◆ **What this task involves**: Below is a listing to transcribe in full and exactly; keep the pictures out.

◆ **Dataset extract**:
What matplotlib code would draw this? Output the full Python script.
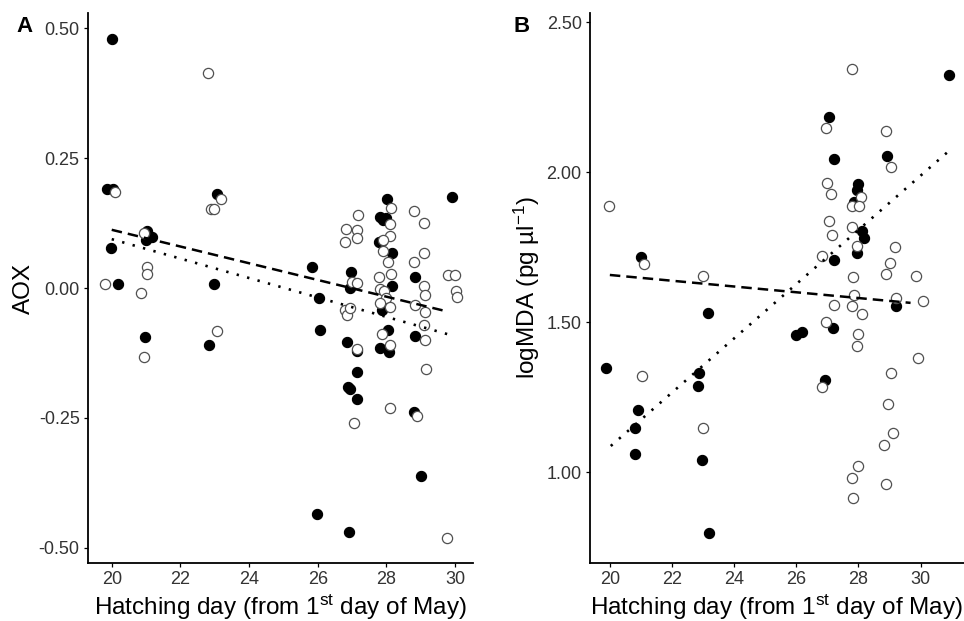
import matplotlib
matplotlib.use("Agg")
import matplotlib.pyplot as plt
from matplotlib.ticker import FormatStrFormatter

plt.rcParams['font.family'] = ['Liberation Sans', 'DejaVu Sans']
plt.rcParams['mathtext.fontset'] = 'custom'
plt.rcParams['mathtext.rm'] = 'Liberation Sans'
plt.rcParams['mathtext.default'] = 'rm'

# ---- panel A: AOX vs hatching day ----
a_filled_x = [20.0, 19.85, 20.05, 19.98, 20.18, 21.03, 21.17, 21.0, 20.97, 23.06, 22.98, 22.83,
              28.01, 29.9, 27.82, 27.9, 28.0, 27.79, 27.86, 28.16, 25.84, 26.96, 28.83, 28.16,
              26.95, 26.03, 27.86, 26.07, 28.04, 28.83, 26.84, 27.13, 27.82, 28.06, 27.14,
              26.89, 26.94, 27.15, 28.79, 29.01, 25.99, 26.91]
a_filled_y = [0.48, 0.19, 0.19, 0.077, 0.008, 0.11, 0.098, 0.092, -0.095, 0.181, 0.007, -0.11,
              0.172, 0.176, 0.136, 0.131, 0.134, 0.089, 0.09, 0.068, 0.041, 0.03, 0.021, 0.004,
              0.0, -0.019, -0.042, -0.08, -0.08, -0.092, -0.103, -0.122, -0.116, -0.124, -0.162,
              -0.19, -0.194, -0.213, -0.239, -0.362, -0.435, -0.47]
a_open_x = [20.1, 19.8, 20.94, 21.03, 21.03, 20.85, 20.94, 22.8, 23.18, 22.9, 22.97, 23.06,
            28.14, 28.81, 29.08, 27.16, 26.82, 27.14, 26.78, 27.15, 28.09, 28.1, 27.91, 27.91,
            28.04, 29.1, 28.79, 27.79, 28.13, 29.79, 30.0, 26.99, 27.15, 29.08, 29.13, 30.03,
            30.05, 27.82, 27.93, 27.99, 27.82, 28.1, 28.83, 29.12, 26.8, 26.84, 26.94, 29.08,
            27.86, 29.13, 27.15, 28.09, 29.16, 28.1, 28.88, 27.04, 29.76]
a_open_y = [0.185, 0.008, 0.105, 0.04, 0.027, -0.01, -0.133, 0.414, 0.171, 0.152, 0.152, -0.083,
            0.153, 0.148, 0.126, 0.14, 0.113, 0.112, 0.089, 0.096, 0.124, 0.1, 0.092, 0.071,
            0.051, 0.068, 0.051, 0.021, 0.027, 0.026, 0.026, 0.012, 0.009, 0.003, -0.013, -0.005,
            -0.018, -0.001, -0.006, -0.02, -0.028, -0.036, -0.033, -0.046, -0.042, -0.052, -0.039, -0.071,
            -0.089, -0.1, -0.117, -0.11, -0.156, -0.23, -0.247, -0.26, -0.481]
a_dashed_x = [20.0, 29.76]
a_dashed_y = [0.112, -0.045]
a_dotted_x = [20.0, 29.95]
a_dotted_y = [0.094, -0.092]

# ---- panel B: logMDA vs hatching day ----
b_filled_x = [20.99, 23.15, 30.91, 27.06, 27.2, 28.91, 28.0, 27.95, 27.86, 28.11, 28.18, 27.97,
              27.2, 29.2, 27.19, 25.99, 26.18, 19.89, 22.86, 22.83, 26.92, 20.91, 20.82, 20.82,
              22.96, 23.18]
b_filled_y = [1.718, 1.531, 2.323, 2.182, 2.043, 2.053, 1.959, 1.94, 1.901, 1.803, 1.781, 1.729,
              1.707, 1.553, 1.481, 1.457, 1.466, 1.348, 1.331, 1.287, 1.307, 1.207, 1.148, 1.059,
              1.04, 0.796]
b_open_x = [19.98, 21.1, 22.99, 27.81, 26.95, 28.88, 29.05, 26.98, 27.13, 28.08, 27.81, 28.02,
            27.06, 27.16, 27.81, 27.97, 29.17, 26.84, 29.01, 27.84, 28.88, 29.87, 27.86, 29.2,
            30.08, 27.2, 27.81, 28.13, 26.95, 27.99, 27.97, 29.92, 21.04, 29.06, 26.84, 28.96,
            22.99, 29.12, 28.82, 27.99, 27.81, 28.88, 27.84]
b_open_y = [1.887, 1.692, 1.653, 2.343, 2.146, 2.137, 2.018, 1.964, 1.927, 1.918, 1.887, 1.887,
            1.837, 1.79, 1.816, 1.753, 1.749, 1.72, 1.696, 1.649, 1.659, 1.654, 1.59, 1.581,
            1.57, 1.557, 1.553, 1.527, 1.499, 1.459, 1.42, 1.381, 1.321, 1.329, 1.284, 1.226,
            1.148, 1.131, 1.09, 1.021, 0.979, 0.959, 0.914]
b_dashed_x = [20.0, 29.68]
b_dashed_y = [1.657, 1.564]
b_dotted_x = [20.03, 30.91]
b_dotted_y = [1.087, 2.07]

x_ticks = [20, 22, 24, 26, 28, 30]
a_yticks = [-0.50, -0.25, 0.00, 0.25, 0.50]
b_yticks = [1.00, 1.50, 2.00, 2.50]

x_label = 'Hatching day (from 1$^{\\mathrm{st}}$ day of May)'

fig = plt.figure(figsize=(9.64, 6.21), dpi=100)
ax_a = fig.add_axes([0.0913, 0.0934, 0.3994, 0.8856])
ax_b = fig.add_axes([0.612, 0.0934, 0.388, 0.8856])


def style_panel(ax):
    for side in ['top', 'right']:
        ax.spines[side].set_visible(False)
    for side in ['left', 'bottom']:
        ax.spines[side].set_linewidth(1.3)
        ax.spines[side].set_color('black')
    ax.tick_params(direction='out', length=3, width=0.9, colors='black',
                   labelcolor='#333333', labelsize=13, pad=3)
    ax.set_xticks(x_ticks)
    ax.yaxis.set_major_formatter(FormatStrFormatter('%.2f'))


def draw_points(ax, fx, fy, ox, oy):
    ax.scatter(fx, fy, s=54, c='black', edgecolors='black', linewidths=0.8, zorder=3)
    ax.scatter(ox, oy, s=54, c='white', edgecolors='#505050', linewidths=0.9, zorder=4)


# panel A
draw_points(ax_a, a_filled_x, a_filled_y, a_open_x, a_open_y)
ax_a.plot(a_dashed_x, a_dashed_y, color='black', lw=1.8, linestyle=(0, (4.2, 2.4)), zorder=5)
ax_a.plot(a_dotted_x, a_dotted_y, color='black', lw=1.9, linestyle=(0, (0.9, 3.2)), zorder=5)
ax_a.set_xlim(19.31, 30.52)
ax_a.set_ylim(-0.529, 0.529)
ax_a.set_yticks(a_yticks)
style_panel(ax_a)
ax_a.set_xlabel(x_label, fontsize=17.5, labelpad=3)
ax_a.set_ylabel('AOX', fontsize=17.5, labelpad=3)

# panel B
draw_points(ax_b, b_filled_x, b_filled_y, b_open_x, b_open_y)
ax_b.plot(b_dashed_x, b_dashed_y, color='black', lw=1.8, linestyle=(0, (4.2, 2.4)), zorder=5)
ax_b.plot(b_dotted_x, b_dotted_y, color='black', lw=1.9, linestyle=(0, (0.9, 3.2)), zorder=5)
ax_b.set_xlim(19.36, 31.4)
ax_b.set_ylim(0.697, 2.53)
ax_b.set_yticks(b_yticks)
style_panel(ax_b)
ax_b.set_xlabel(x_label, fontsize=17.5, labelpad=3)
ax_b.set_ylabel('logMDA (pg µl$^{-1}$)', fontsize=17.5, labelpad=3)

fig.text(0.017, 0.975, 'A', fontsize=16, fontweight='bold', va='top', ha='left')
fig.text(0.533, 0.975, 'B', fontsize=16, fontweight='bold', va='top', ha='left')

fig.savefig('out.png', dpi=100)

◆ **Task answer**:
What matplotlib code would draw this? Output the full Python script.
import matplotlib
matplotlib.use("Agg")
import matplotlib.pyplot as plt
from matplotlib.ticker import FormatStrFormatter

plt.rcParams['font.family'] = ['Liberation Sans', 'DejaVu Sans']
plt.rcParams['mathtext.fontset'] = 'custom'
plt.rcParams['mathtext.rm'] = 'Liberation Sans'
plt.rcParams['mathtext.default'] = 'rm'

# ---- panel A: AOX vs hatching day ----
a_filled_x = [20.0, 19.85, 20.05, 19.98, 20.18, 21.03, 21.17, 21.0, 20.97, 23.06, 22.98, 22.83,
              28.01, 29.9, 27.82, 27.9, 28.0, 27.79, 27.86, 28.16, 25.84, 26.96, 28.83, 28.16,
              26.95, 26.03, 27.86, 26.07, 28.04, 28.83, 26.84, 27.13, 27.82, 28.06, 27.14,
              26.89, 26.94, 27.15, 28.79, 29.01, 25.99, 26.91]
a_filled_y = [0.48, 0.19, 0.19, 0.077, 0.008, 0.11, 0.098, 0.092, -0.095, 0.181, 0.007, -0.11,
              0.172, 0.176, 0.136, 0.131, 0.134, 0.089, 0.09, 0.068, 0.041, 0.03, 0.021, 0.004,
              0.0, -0.019, -0.042, -0.08, -0.08, -0.092, -0.103, -0.122, -0.116, -0.124, -0.162,
              -0.19, -0.194, -0.213, -0.239, -0.362, -0.435, -0.47]
a_open_x = [20.1, 19.8, 20.94, 21.03, 21.03, 20.85, 20.94, 22.8, 23.18, 22.9, 22.97, 23.06,
            28.14, 28.81, 29.08, 27.16, 26.82, 27.14, 26.78, 27.15, 28.09, 28.1, 27.91, 27.91,
            28.04, 29.1, 28.79, 27.79, 28.13, 29.79, 30.0, 26.99, 27.15, 29.08, 29.13, 30.03,
            30.05, 27.82, 27.93, 27.99, 27.82, 28.1, 28.83, 29.12, 26.8, 26.84, 26.94, 29.08,
            27.86, 29.13, 27.15, 28.09, 29.16, 28.1, 28.88, 27.04, 29.76]
a_open_y = [0.185, 0.008, 0.105, 0.04, 0.027, -0.01, -0.133, 0.414, 0.171, 0.152, 0.152, -0.083,
            0.153, 0.148, 0.126, 0.14, 0.113, 0.112, 0.089, 0.096, 0.124, 0.1, 0.092, 0.071,
            0.051, 0.068, 0.051, 0.021, 0.027, 0.026, 0.026, 0.012, 0.009, 0.003, -0.013, -0.005,
            -0.018, -0.001, -0.006, -0.02, -0.028, -0.036, -0.033, -0.046, -0.042, -0.052, -0.039, -0.071,
            -0.089, -0.1, -0.117, -0.11, -0.156, -0.23, -0.247, -0.26, -0.481]
a_dashed_x = [20.0, 29.76]
a_dashed_y = [0.112, -0.045]
a_dotted_x = [20.0, 29.95]
a_dotted_y = [0.094, -0.092]

# ---- panel B: logMDA vs hatching day ----
b_filled_x = [20.99, 23.15, 30.91, 27.06, 27.2, 28.91, 28.0, 27.95, 27.86, 28.11, 28.18, 27.97,
              27.2, 29.2, 27.19, 25.99, 26.18, 19.89, 22.86, 22.83, 26.92, 20.91, 20.82, 20.82,
              22.96, 23.18]
b_filled_y = [1.718, 1.531, 2.323, 2.182, 2.043, 2.053, 1.959, 1.94, 1.901, 1.803, 1.781, 1.729,
              1.707, 1.553, 1.481, 1.457, 1.466, 1.348, 1.331, 1.287, 1.307, 1.207, 1.148, 1.059,
              1.04, 0.796]
b_open_x = [19.98, 21.1, 22.99, 27.81, 26.95, 28.88, 29.05, 26.98, 27.13, 28.08, 27.81, 28.02,
            27.06, 27.16, 27.81, 27.97, 29.17, 26.84, 29.01, 27.84, 28.88, 29.87, 27.86, 29.2,
            30.08, 27.2, 27.81, 28.13, 26.95, 27.99, 27.97, 29.92, 21.04, 29.06, 26.84, 28.96,
            22.99, 29.12, 28.82, 27.99, 27.81, 28.88, 27.84]
b_open_y = [1.887, 1.692, 1.653, 2.343, 2.146, 2.137, 2.018, 1.964, 1.927, 1.918, 1.887, 1.887,
            1.837, 1.79, 1.816, 1.753, 1.749, 1.72, 1.696, 1.649, 1.659, 1.654, 1.59, 1.581,
            1.57, 1.557, 1.553, 1.527, 1.499, 1.459, 1.42, 1.381, 1.321, 1.329, 1.284, 1.226,
            1.148, 1.131, 1.09, 1.021, 0.979, 0.959, 0.914]
b_dashed_x = [20.0, 29.68]
b_dashed_y = [1.657, 1.564]
b_dotted_x = [20.03, 30.91]
b_dotted_y = [1.087, 2.07]

x_ticks = [20, 22, 24, 26, 28, 30]
a_yticks = [-0.50, -0.25, 0.00, 0.25, 0.50]
b_yticks = [1.00, 1.50, 2.00, 2.50]

x_label = 'Hatching day (from 1$^{\\mathrm{st}}$ day of May)'

fig = plt.figure(figsize=(9.64, 6.21), dpi=100)
ax_a = fig.add_axes([0.0913, 0.0934, 0.3994, 0.8856])
ax_b = fig.add_axes([0.612, 0.0934, 0.388, 0.8856])


def style_panel(ax):
    for side in ['top', 'right']:
        ax.spines[side].set_visible(False)
    for side in ['left', 'bottom']:
        ax.spines[side].set_linewidth(1.3)
        ax.spines[side].set_color('black')
    ax.tick_params(direction='out', length=3, width=0.9, colors='black',
                   labelcolor='#333333', labelsize=13, pad=3)
    ax.set_xticks(x_ticks)
    ax.yaxis.set_major_formatter(FormatStrFormatter('%.2f'))


def draw_points(ax, fx, fy, ox, oy):
    ax.scatter(fx, fy, s=54, c='black', edgecolors='black', linewidths=0.8, zorder=3)
    ax.scatter(ox, oy, s=54, c='white', edgecolors='#505050', linewidths=0.9, zorder=4)


# panel A
draw_points(ax_a, a_filled_x, a_filled_y, a_open_x, a_open_y)
ax_a.plot(a_dashed_x, a_dashed_y, color='black', lw=1.8, linestyle=(0, (4.2, 2.4)), zorder=5)
ax_a.plot(a_dotted_x, a_dotted_y, color='black', lw=1.9, linestyle=(0, (0.9, 3.2)), zorder=5)
ax_a.set_xlim(19.31, 30.52)
ax_a.set_ylim(-0.529, 0.529)
ax_a.set_yticks(a_yticks)
style_panel(ax_a)
ax_a.set_xlabel(x_label, fontsize=17.5, labelpad=3)
ax_a.set_ylabel('AOX', fontsize=17.5, labelpad=3)

# panel B
draw_points(ax_b, b_filled_x, b_filled_y, b_open_x, b_open_y)
ax_b.plot(b_dashed_x, b_dashed_y, color='black', lw=1.8, linestyle=(0, (4.2, 2.4)), zorder=5)
ax_b.plot(b_dotted_x, b_dotted_y, color='black', lw=1.9, linestyle=(0, (0.9, 3.2)), zorder=5)
ax_b.set_xlim(19.36, 31.4)
ax_b.set_ylim(0.697, 2.53)
ax_b.set_yticks(b_yticks)
style_panel(ax_b)
ax_b.set_xlabel(x_label, fontsize=17.5, labelpad=3)
ax_b.set_ylabel('logMDA (pg µl$^{-1}$)', fontsize=17.5, labelpad=3)

fig.text(0.017, 0.975, 'A', fontsize=16, fontweight='bold', va='top', ha='left')
fig.text(0.533, 0.975, 'B', fontsize=16, fontweight='bold', va='top', ha='left')

fig.savefig('out.png', dpi=100)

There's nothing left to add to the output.